══ Material provided ══

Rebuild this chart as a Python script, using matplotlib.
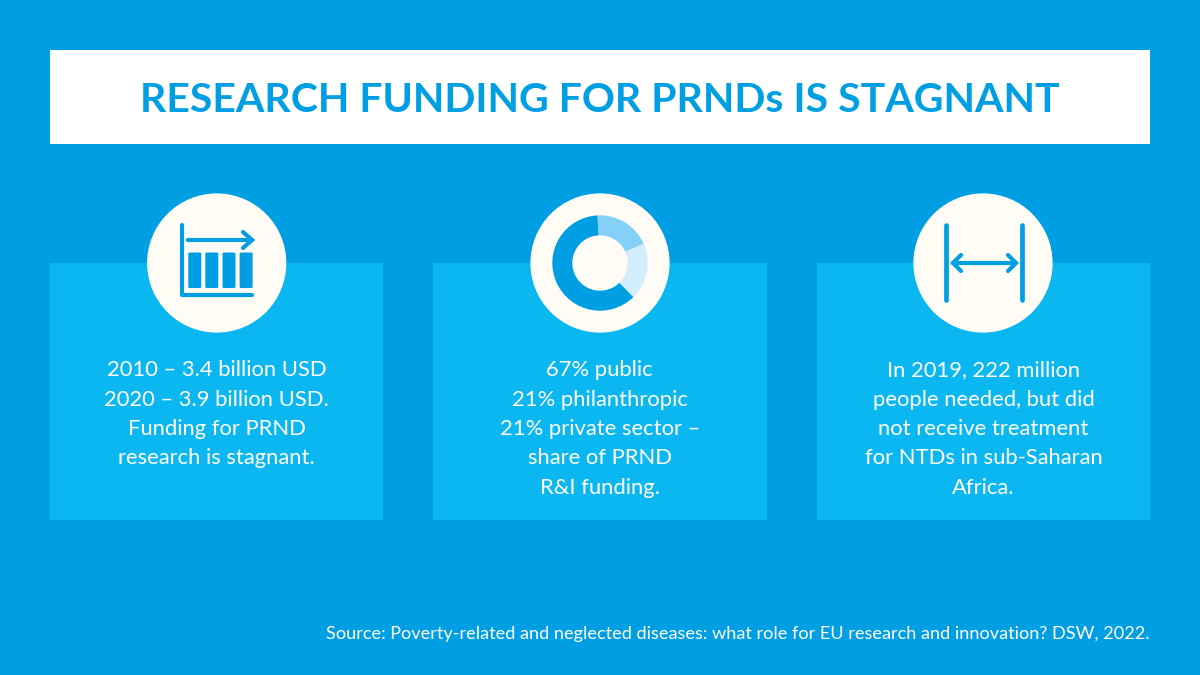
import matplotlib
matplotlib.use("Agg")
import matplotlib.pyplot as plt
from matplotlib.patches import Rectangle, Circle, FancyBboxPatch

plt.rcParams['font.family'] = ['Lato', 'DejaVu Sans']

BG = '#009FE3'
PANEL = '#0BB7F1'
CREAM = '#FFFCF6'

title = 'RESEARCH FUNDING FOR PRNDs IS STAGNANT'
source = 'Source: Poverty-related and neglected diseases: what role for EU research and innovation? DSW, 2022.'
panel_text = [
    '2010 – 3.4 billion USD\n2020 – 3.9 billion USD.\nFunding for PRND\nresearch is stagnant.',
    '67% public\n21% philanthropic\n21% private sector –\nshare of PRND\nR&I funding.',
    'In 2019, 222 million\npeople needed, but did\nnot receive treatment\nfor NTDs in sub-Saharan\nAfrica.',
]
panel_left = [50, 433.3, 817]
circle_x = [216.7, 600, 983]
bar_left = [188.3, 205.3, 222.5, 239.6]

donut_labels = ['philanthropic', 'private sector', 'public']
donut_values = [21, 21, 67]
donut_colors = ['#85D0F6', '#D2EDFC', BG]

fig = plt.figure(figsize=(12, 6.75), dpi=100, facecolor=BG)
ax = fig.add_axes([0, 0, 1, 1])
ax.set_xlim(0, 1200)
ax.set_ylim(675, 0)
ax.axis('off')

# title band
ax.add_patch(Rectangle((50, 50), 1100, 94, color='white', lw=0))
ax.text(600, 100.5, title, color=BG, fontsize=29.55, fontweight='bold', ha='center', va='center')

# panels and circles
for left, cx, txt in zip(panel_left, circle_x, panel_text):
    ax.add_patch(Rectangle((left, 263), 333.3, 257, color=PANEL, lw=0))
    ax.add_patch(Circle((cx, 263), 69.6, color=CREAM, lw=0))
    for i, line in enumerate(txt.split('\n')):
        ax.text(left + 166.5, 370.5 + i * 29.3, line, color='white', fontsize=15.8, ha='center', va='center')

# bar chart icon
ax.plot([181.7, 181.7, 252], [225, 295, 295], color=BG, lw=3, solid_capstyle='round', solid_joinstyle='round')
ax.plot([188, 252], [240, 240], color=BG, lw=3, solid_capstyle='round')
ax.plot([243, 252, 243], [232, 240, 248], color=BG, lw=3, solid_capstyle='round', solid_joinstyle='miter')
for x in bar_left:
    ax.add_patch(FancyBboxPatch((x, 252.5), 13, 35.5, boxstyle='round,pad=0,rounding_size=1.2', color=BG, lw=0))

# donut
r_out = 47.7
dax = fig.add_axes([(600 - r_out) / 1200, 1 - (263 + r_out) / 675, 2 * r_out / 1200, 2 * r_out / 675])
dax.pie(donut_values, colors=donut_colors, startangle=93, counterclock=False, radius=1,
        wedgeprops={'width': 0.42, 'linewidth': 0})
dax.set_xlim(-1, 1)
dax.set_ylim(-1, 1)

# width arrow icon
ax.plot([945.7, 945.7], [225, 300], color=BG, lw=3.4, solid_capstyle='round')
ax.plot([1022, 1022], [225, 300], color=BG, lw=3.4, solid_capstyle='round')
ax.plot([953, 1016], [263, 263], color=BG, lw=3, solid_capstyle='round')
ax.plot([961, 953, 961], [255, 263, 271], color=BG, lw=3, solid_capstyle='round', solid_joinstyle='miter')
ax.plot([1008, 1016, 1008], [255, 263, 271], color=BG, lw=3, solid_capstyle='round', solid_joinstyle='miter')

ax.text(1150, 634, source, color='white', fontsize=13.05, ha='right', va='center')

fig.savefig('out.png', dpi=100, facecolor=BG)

═══
══ Material provided ══

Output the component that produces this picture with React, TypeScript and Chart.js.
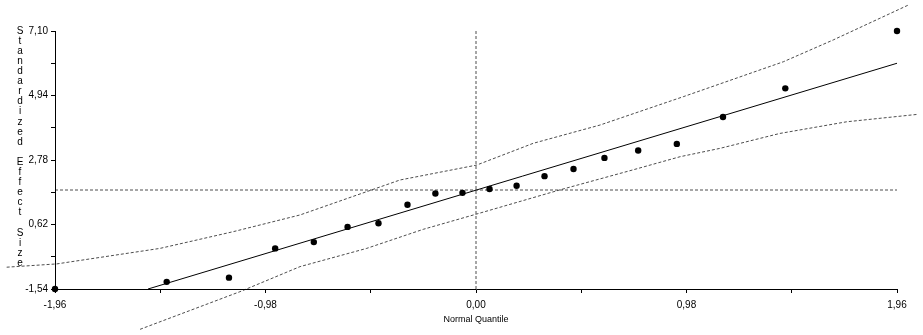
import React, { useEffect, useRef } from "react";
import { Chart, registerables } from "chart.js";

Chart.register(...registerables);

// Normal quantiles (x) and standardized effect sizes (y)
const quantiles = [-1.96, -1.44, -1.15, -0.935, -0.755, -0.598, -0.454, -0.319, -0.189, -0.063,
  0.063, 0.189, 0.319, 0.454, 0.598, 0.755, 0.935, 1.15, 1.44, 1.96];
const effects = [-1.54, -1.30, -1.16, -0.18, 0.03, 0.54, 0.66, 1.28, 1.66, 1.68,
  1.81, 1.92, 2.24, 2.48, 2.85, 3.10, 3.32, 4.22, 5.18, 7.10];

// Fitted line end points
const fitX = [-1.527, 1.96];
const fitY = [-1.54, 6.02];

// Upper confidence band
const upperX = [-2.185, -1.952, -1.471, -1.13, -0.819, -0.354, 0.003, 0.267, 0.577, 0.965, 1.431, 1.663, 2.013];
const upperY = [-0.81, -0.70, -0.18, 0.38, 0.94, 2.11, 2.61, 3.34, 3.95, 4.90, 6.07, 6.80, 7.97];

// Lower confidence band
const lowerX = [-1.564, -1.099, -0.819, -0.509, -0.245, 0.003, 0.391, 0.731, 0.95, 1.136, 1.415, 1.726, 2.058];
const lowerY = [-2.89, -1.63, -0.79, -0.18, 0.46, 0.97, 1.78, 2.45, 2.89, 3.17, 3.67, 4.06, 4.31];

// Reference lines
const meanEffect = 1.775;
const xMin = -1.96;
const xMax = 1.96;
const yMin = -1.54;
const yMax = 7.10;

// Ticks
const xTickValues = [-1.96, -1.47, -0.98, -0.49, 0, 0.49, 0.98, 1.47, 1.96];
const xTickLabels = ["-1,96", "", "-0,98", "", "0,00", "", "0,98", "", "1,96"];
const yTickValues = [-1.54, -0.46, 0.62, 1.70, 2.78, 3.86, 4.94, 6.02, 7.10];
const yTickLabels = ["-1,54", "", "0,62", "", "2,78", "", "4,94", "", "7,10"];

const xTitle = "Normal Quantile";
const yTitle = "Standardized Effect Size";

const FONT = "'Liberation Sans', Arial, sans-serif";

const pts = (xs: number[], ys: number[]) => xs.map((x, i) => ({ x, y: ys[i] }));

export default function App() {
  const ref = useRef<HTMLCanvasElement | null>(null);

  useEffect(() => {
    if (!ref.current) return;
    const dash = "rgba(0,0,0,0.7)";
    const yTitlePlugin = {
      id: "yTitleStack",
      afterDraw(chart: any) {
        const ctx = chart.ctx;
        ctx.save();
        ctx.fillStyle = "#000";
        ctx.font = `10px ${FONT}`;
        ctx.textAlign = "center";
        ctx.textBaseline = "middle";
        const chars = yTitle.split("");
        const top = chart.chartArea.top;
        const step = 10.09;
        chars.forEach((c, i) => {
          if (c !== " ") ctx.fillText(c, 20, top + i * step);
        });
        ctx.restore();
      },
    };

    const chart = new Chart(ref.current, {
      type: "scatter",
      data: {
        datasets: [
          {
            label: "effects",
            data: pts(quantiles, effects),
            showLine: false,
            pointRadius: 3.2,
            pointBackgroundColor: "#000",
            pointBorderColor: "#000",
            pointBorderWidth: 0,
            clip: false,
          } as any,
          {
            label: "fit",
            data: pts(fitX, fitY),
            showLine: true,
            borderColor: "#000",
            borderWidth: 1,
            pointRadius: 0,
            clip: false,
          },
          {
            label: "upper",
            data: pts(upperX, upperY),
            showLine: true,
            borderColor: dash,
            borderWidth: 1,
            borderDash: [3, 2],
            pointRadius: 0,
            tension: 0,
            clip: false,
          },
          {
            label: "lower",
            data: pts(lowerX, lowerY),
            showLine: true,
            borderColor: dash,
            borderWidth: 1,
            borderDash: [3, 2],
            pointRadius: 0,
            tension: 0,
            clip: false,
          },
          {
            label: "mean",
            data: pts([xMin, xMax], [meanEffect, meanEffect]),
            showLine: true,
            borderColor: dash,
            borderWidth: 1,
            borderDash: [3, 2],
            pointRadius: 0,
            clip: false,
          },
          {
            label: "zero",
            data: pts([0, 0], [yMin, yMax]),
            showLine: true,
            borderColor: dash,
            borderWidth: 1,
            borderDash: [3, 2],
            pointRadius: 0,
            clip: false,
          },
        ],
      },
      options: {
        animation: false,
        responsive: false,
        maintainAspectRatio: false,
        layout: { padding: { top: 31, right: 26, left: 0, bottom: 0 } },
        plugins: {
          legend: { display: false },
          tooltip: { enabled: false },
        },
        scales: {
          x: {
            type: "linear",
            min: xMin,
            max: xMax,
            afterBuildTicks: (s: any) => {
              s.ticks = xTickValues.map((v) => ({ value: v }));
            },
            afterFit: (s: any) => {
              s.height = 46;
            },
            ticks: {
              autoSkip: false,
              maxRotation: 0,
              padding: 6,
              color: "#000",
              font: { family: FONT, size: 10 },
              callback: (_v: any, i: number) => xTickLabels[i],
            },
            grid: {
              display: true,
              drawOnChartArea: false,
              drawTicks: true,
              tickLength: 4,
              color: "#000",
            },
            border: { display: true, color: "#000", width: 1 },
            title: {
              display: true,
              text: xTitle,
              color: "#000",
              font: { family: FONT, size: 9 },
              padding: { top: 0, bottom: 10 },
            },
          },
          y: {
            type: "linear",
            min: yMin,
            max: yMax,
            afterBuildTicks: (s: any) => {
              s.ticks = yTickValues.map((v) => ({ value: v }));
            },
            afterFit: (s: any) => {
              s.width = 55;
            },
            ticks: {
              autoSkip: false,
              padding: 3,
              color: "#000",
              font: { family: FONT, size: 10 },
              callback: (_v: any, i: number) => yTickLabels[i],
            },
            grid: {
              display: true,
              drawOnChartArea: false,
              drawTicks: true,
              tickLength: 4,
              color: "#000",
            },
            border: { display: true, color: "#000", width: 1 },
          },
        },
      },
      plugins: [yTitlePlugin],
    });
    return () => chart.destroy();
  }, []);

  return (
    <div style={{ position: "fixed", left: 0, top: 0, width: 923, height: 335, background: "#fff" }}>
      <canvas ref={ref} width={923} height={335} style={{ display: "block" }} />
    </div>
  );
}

═══

▶ _Task statement_: Give again, exactly as written, only the lines that start at the one with "Output the component" and end at the one with "1.81, 1.92, 2.24, 2.48, 2.85, 3.10, 3.32, 4.22, 5.18, 7.10];", both included. Skip any pictures.

▶ _Solved problem_:
Output the component that produces this picture with React, TypeScript and Chart.js.
import React, { useEffect, useRef } from "react";
import { Chart, registerables } from "chart.js";

Chart.register(...registerables);

// Normal quantiles (x) and standardized effect sizes (y)
const quantiles = [-1.96, -1.44, -1.15, -0.935, -0.755, -0.598, -0.454, -0.319, -0.189, -0.063,
  0.063, 0.189, 0.319, 0.454, 0.598, 0.755, 0.935, 1.15, 1.44, 1.96];
const effects = [-1.54, -1.30, -1.16, -0.18, 0.03, 0.54, 0.66, 1.28, 1.66, 1.68,
  1.81, 1.92, 2.24, 2.48, 2.85, 3.10, 3.32, 4.22, 5.18, 7.10];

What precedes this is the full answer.